## What to produce
From the entries below, reproduce exactly the lines from the one with "Convert this chart" through the one with "import seaborn as sns", both included, without images.

## Raw records
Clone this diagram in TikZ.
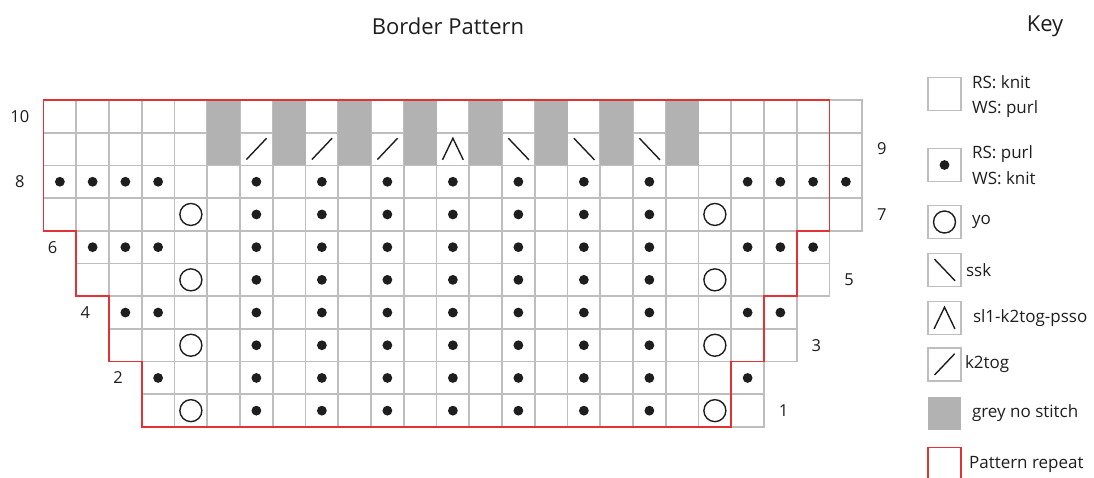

...

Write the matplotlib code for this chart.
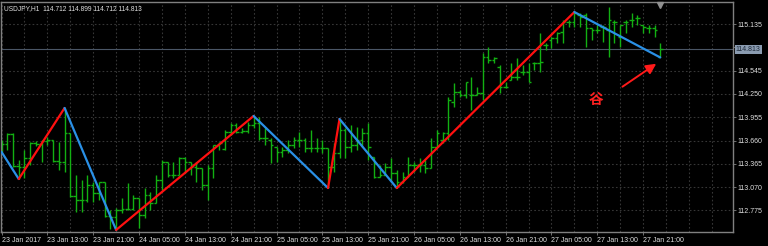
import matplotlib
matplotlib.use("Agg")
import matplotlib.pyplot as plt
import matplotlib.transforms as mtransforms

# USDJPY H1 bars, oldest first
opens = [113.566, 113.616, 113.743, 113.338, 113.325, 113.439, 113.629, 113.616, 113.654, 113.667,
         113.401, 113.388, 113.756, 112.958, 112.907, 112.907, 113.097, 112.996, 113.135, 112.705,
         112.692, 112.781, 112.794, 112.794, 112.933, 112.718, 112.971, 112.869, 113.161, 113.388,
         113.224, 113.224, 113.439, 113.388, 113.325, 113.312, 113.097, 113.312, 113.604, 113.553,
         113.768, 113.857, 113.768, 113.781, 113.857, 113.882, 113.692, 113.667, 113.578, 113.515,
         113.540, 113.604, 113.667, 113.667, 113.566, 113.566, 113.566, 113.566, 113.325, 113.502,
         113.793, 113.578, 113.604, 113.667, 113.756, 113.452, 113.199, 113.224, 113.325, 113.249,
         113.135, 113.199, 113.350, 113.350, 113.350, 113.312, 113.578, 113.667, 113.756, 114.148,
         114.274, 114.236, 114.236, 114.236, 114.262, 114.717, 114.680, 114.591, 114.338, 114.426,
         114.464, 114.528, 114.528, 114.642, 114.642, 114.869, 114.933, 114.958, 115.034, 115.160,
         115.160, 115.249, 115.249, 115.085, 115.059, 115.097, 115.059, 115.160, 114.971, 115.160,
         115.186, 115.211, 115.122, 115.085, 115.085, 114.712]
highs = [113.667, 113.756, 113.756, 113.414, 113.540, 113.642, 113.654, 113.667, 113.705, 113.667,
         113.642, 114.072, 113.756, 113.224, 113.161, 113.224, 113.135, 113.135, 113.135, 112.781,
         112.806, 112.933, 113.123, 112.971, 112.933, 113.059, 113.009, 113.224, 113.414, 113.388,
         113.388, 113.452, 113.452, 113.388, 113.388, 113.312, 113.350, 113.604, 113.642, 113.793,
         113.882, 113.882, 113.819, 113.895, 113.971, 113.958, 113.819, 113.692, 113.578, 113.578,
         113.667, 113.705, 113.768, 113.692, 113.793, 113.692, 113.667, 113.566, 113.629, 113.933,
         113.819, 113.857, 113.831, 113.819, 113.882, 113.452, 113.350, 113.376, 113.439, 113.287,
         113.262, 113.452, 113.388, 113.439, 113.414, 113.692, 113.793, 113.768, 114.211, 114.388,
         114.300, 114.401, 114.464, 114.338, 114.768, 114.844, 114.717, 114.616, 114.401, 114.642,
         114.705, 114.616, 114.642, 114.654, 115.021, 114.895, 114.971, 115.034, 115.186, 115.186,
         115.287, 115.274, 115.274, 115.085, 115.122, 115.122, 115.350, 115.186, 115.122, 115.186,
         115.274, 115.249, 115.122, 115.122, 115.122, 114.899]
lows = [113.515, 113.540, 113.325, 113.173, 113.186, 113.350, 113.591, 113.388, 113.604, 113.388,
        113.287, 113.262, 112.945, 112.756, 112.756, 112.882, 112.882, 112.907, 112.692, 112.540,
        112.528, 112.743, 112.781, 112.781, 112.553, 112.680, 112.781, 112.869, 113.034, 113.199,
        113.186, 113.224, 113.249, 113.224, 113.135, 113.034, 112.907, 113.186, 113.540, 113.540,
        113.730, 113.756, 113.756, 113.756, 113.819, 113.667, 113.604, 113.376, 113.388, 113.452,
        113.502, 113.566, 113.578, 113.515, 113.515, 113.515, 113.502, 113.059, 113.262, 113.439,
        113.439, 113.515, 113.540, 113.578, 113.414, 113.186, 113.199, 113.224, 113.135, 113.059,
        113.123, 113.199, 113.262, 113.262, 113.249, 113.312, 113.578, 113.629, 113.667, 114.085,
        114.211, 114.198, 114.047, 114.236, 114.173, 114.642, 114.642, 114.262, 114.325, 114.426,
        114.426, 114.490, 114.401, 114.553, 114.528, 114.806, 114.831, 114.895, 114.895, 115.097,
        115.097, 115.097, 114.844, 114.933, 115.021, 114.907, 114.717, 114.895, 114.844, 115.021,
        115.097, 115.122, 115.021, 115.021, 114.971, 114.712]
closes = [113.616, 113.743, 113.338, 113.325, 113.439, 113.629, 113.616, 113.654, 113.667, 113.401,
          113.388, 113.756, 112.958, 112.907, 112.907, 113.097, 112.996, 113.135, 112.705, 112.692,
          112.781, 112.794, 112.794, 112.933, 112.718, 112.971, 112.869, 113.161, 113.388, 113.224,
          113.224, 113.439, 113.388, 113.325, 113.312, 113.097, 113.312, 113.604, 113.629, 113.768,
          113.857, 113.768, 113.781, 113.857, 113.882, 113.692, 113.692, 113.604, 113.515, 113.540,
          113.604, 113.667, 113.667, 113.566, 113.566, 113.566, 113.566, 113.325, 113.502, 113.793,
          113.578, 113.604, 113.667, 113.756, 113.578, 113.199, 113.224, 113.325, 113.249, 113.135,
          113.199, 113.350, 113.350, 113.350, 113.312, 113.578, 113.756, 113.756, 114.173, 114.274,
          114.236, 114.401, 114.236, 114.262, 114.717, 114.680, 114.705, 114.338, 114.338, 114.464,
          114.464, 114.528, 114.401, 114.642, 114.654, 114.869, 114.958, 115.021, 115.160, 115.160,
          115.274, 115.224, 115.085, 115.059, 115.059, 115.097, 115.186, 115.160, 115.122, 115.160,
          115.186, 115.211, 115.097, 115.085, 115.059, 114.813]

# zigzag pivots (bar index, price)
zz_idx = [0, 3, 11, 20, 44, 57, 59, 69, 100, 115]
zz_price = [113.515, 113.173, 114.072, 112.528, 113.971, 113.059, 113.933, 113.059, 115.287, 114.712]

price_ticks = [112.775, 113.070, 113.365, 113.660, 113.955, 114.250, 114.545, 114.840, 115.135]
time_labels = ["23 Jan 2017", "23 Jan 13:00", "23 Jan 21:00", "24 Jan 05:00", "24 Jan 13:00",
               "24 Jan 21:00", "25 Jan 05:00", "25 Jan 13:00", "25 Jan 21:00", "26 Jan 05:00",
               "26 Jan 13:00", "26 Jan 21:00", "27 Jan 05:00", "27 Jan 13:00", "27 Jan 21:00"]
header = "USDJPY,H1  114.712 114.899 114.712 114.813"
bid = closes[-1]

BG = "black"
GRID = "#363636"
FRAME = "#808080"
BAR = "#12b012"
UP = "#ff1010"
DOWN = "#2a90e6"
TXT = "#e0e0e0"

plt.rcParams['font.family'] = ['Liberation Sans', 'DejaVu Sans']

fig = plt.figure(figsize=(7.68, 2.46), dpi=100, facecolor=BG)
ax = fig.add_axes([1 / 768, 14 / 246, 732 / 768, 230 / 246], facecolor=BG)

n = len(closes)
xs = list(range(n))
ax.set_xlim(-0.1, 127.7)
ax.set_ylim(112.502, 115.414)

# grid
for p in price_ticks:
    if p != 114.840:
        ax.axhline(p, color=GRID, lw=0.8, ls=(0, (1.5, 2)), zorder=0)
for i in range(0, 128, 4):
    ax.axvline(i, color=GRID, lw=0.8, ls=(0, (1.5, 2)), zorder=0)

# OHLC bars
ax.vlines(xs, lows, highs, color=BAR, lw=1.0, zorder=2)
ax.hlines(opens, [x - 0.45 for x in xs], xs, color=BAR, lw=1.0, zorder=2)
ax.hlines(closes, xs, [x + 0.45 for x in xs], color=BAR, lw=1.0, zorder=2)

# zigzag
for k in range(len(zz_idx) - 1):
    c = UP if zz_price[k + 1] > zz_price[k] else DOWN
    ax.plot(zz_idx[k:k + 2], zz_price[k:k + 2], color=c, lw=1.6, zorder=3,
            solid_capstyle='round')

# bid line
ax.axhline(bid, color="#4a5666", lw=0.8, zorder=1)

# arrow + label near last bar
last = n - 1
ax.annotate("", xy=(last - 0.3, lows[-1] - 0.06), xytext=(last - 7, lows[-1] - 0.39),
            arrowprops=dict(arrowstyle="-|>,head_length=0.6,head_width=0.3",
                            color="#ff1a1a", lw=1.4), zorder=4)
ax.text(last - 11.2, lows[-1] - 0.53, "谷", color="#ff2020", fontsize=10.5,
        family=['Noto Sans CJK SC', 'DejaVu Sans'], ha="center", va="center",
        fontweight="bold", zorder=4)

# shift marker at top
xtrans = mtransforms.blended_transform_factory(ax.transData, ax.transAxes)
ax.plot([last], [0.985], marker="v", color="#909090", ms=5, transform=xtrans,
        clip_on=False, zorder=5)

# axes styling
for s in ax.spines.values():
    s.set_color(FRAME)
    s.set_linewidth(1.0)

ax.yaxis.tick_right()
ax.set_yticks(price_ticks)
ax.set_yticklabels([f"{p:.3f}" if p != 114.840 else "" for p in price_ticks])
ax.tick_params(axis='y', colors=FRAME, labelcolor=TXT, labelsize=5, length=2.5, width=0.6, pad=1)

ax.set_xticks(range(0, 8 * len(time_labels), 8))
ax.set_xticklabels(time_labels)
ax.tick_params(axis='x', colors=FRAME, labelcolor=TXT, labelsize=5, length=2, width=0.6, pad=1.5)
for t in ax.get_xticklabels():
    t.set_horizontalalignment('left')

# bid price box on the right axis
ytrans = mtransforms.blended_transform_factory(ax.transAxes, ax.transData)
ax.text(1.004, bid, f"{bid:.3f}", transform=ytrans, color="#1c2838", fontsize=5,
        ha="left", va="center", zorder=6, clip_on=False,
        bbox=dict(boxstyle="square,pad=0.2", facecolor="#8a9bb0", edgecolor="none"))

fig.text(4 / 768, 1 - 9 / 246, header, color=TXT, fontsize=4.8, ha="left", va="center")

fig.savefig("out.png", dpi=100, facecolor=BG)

==

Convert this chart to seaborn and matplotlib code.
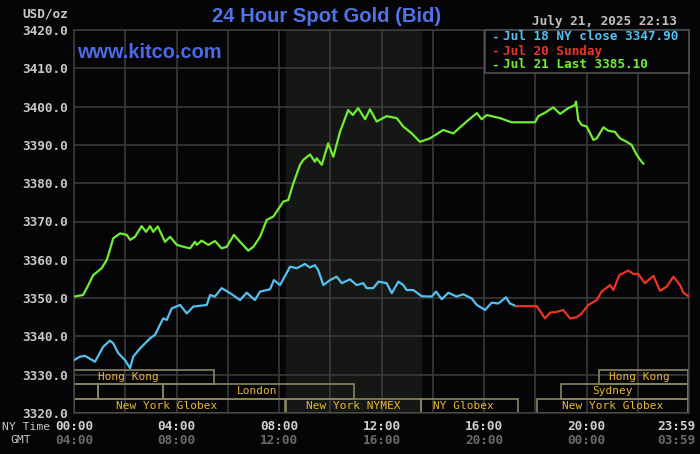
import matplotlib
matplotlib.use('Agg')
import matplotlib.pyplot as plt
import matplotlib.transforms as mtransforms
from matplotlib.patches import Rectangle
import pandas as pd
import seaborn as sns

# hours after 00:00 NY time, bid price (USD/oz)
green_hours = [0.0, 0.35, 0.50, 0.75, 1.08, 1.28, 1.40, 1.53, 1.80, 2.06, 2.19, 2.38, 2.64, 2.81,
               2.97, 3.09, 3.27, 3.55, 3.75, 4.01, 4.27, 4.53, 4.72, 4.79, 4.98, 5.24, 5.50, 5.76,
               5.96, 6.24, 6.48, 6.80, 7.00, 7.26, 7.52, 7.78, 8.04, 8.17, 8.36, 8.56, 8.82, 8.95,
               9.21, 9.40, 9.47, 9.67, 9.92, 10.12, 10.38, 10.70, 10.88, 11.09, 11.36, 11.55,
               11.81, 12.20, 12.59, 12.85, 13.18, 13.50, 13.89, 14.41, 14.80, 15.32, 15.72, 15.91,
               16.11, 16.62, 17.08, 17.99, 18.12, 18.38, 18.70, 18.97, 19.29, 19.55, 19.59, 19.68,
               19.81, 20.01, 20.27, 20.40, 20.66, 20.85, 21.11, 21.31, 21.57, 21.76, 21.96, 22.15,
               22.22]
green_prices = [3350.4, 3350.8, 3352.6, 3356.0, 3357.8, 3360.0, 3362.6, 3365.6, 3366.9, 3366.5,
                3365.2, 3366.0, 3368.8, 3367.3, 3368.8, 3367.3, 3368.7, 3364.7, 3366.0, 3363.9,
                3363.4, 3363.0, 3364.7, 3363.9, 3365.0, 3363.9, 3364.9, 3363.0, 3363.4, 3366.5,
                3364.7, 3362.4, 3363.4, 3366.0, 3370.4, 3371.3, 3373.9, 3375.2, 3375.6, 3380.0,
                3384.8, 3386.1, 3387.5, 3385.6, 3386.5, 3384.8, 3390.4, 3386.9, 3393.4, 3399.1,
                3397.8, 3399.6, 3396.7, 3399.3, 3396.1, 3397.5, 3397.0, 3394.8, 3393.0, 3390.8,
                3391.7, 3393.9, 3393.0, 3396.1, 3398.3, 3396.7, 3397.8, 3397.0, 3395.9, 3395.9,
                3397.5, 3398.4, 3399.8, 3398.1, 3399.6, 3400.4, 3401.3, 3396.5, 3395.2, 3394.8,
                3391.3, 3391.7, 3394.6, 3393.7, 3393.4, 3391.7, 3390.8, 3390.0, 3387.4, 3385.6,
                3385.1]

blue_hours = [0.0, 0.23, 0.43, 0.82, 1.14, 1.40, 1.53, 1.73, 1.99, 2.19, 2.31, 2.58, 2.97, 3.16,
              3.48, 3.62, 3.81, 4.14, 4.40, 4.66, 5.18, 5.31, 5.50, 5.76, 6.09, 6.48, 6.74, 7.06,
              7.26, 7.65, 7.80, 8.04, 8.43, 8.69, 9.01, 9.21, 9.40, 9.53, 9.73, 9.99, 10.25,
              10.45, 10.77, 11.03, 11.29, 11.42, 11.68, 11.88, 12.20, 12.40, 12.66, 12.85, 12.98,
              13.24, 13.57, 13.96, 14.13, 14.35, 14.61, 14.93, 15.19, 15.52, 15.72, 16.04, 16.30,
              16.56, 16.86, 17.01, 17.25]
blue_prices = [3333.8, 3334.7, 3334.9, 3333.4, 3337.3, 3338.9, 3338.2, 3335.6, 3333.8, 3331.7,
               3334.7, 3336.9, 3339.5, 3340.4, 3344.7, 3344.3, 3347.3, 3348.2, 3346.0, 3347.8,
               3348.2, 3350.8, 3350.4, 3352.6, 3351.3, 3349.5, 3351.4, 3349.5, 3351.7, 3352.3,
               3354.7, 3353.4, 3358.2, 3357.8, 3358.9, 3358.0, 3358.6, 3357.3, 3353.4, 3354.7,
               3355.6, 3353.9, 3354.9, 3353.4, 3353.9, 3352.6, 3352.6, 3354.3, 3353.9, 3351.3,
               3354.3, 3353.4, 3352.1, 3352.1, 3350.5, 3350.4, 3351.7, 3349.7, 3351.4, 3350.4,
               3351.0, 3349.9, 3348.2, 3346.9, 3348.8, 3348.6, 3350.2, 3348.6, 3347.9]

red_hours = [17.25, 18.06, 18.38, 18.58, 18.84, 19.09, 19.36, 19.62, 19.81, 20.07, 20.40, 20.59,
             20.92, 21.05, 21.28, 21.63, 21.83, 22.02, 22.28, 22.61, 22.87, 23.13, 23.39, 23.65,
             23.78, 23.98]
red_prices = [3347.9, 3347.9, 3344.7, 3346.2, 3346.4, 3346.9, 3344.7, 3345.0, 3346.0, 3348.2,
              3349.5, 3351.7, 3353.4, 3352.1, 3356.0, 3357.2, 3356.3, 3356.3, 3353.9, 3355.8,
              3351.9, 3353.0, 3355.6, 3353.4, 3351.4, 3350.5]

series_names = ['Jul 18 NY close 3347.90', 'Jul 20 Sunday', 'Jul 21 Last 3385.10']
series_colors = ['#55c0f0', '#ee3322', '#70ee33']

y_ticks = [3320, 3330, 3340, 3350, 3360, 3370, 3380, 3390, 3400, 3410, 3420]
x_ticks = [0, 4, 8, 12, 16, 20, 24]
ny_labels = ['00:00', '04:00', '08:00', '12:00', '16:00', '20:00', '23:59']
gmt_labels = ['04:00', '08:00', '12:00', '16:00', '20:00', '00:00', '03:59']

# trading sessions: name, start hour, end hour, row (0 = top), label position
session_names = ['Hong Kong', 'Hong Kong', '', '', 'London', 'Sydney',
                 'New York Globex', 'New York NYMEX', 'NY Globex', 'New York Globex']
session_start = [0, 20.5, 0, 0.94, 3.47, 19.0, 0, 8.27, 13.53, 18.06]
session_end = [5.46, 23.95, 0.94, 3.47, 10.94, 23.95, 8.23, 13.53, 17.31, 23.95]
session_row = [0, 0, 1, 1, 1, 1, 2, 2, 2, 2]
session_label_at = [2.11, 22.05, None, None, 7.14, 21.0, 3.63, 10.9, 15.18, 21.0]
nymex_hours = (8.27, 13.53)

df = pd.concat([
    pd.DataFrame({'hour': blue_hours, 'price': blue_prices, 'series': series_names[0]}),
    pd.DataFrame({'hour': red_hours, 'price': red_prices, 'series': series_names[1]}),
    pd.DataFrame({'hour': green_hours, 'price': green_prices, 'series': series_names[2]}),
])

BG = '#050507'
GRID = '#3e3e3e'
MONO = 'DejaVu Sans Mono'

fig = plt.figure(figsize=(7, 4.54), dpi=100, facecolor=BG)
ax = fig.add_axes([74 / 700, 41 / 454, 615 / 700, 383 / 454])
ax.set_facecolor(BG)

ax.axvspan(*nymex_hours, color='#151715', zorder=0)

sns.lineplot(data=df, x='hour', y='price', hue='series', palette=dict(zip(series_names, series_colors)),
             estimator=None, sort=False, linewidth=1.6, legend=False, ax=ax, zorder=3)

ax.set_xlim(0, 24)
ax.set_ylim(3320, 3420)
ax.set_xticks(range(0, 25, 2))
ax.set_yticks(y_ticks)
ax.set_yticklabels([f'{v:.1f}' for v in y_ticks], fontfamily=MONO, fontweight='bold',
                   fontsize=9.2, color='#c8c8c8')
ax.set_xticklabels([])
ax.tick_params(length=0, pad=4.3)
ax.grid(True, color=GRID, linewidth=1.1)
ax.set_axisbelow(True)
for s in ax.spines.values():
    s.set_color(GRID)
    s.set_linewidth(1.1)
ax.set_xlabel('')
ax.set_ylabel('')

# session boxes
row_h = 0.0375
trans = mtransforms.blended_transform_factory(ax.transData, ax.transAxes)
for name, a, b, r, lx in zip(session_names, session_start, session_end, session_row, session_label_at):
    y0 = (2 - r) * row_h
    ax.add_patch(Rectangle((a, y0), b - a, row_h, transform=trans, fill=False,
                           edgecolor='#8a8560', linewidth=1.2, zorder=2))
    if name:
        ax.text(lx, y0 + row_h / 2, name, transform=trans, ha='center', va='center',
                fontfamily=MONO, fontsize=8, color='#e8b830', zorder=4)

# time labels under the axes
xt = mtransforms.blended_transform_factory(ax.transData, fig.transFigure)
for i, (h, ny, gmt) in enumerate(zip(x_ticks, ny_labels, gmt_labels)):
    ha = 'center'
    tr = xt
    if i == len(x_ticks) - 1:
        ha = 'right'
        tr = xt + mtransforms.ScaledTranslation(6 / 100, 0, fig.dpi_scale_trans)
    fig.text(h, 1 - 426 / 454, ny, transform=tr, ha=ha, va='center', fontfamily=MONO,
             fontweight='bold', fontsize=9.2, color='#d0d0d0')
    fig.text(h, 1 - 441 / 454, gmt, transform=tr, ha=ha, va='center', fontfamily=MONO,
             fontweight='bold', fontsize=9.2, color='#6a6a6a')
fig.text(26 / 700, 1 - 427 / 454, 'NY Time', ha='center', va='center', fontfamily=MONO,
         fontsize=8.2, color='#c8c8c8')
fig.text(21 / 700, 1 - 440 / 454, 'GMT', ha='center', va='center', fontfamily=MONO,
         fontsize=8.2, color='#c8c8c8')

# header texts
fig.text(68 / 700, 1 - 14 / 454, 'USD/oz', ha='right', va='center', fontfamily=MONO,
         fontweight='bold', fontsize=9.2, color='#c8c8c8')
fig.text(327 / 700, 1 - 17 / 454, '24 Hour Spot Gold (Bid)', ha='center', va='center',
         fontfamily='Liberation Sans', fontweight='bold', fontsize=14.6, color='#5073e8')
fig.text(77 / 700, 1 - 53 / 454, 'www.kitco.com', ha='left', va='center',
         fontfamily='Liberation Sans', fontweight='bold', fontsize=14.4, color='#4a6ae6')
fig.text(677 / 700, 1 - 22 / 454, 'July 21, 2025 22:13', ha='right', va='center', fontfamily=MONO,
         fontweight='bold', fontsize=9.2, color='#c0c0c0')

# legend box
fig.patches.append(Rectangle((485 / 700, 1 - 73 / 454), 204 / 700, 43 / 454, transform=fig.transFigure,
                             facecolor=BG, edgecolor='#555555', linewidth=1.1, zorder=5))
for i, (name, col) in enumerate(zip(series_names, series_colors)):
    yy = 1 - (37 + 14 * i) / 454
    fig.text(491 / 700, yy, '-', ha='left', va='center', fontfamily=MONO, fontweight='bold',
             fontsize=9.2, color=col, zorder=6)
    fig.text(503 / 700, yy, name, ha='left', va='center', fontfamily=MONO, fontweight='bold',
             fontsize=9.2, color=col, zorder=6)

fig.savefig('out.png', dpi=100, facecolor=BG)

## Solution for this problem
Convert this chart to seaborn and matplotlib code.
import matplotlib
matplotlib.use('Agg')
import matplotlib.pyplot as plt
import matplotlib.transforms as mtransforms
from matplotlib.patches import Rectangle
import pandas as pd
import seaborn as sns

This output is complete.